En esta era de la globalización, ante un mundo triste y angustiado, el predicador cristiano debe hacerse preguntas como estas: ¿qué mensaje he de comunicar? ¿Cómo llegar al corazón de la gente? ¿Qué imágenes he de utilizar? ¿Cómo alcanzar al ser humano de hoy, dominado por la técnica, la informática, saturado de comunicación? ¿Qué lenguaje utilizar para hablar de Dios?
Cornelio pregunta a Teófilo: ¿puedes decirme quién habla el domingo? Responde Teófilo: predica Plutarco.
Teófilo está más próximo a la realidad que Cornelio porque hay hombres que suben al púlpito a la hora del sermón y se limitan a hablar, pero no predican.
Hablar es tan solo emitir palabras, darse a entender en los casos de personas. Emitir opiniones favorables o desfavorables de amigos o enemigos. “Teófilo y yo nos vimos y hablamos largamente anoche”. “A Cornelio le gusta hablar con sus vecinos”. Sólo hablan mucho los que hablan mal. No hablaríamos tanto en reuniones si nos diéramos cuenta del poco caso que nos hacen los que nos escuchan. El habla nos ha sido dada para entendernos con los demás, no para engañarlos a ellos y a nosotros mismos, como suele ser con la mayoría de los políticos, especialmente en tiempo de elecciones. Ramón y Cajal, Premio Nobel español, catedrático de la Facultad de Medicina, dice en su libro Cuentos de vacaciones y el mundo visto a los ochenta años: “Muchos habladores pasan por listos, cuando en realidad no son sino cabezas descansadas. Su cháchara brilla y molesta como rayo de sol reflejado en caldero vacío”.
Predicar es otra cosa.
La predicación, uno de los medios y fines esenciales para la trasmisión de la doctrina cristiana ocupa un lugar destacado en el contenido general del Nuevo Testamento. Predicadores poderosos en la palabra y en la psicología del carácter humano fueron Jesús, Juan el Bautista, San Pablo y otros pocos.
En los tiempos que estamos viviendo, si le es posible, el predicador debe ser un romántico. Empaparse de lo que significa el romance de la predicación. Generosidad, sensibilidad, apasionamiento, entusiasmo, idealismo, mitad Quijote y mitad apóstol.
En el púlpito, el predicador ha de seguir los principios elementales del sermón. Modular la voz, evitando la monotonía verbal. No mantener siempre el mismo tono de voz, enfatizando los puntos que lo requieren. Si lee como tema un versículo o un pasaje, mantenerse en ellos de principio a fin para no confundir al oyente; no recorrer la Biblia de arriba abajo.
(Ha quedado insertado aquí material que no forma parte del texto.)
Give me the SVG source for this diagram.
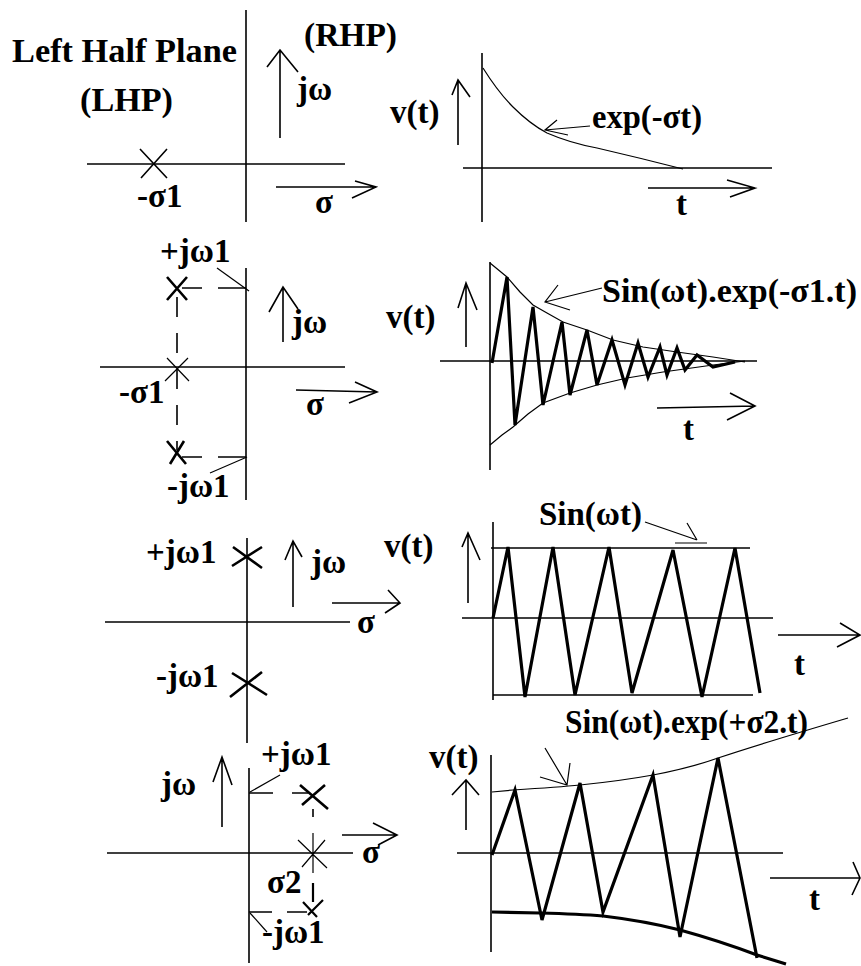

Si lo ve necesario, introducir alguna historia o anécdota que facilite la comprensión del tema. Y, si cabe, también alguna cita o referencia literaria. Jesús y Pablo lo hacían en sus predicaciones. En el púlpito no se debe ir vestido como si se fuera de calle. Por un lado, el púlpito requiere cierta dignidad. Por otro lado, la congregación merece respeto en el vestir del predicador. Cuidado con los gestos. He visto en iglesias pentecostales radicales a predicadores que gesticulaban como posesos. En otras iglesias no pentecostales he presenciado a predicadores micrófono en mano recorrer toda la plataforma; algunos bajan a los pasillos y desde allí van predicando a derecha y a izquierda.
La predicación debe ser espiritual, textual, inteligible, personal, viva, vehemente, completa, conciliadora y lo más actual posible.
Finalmente, el predicador debe procurar convertir el mayor número de personas para que cuando se abran para él las puertas de la eternidad pueda decir al Todopoderoso: “Aquí estoy, yo y los hijos que Dios me dio”. (Hechos 2:13).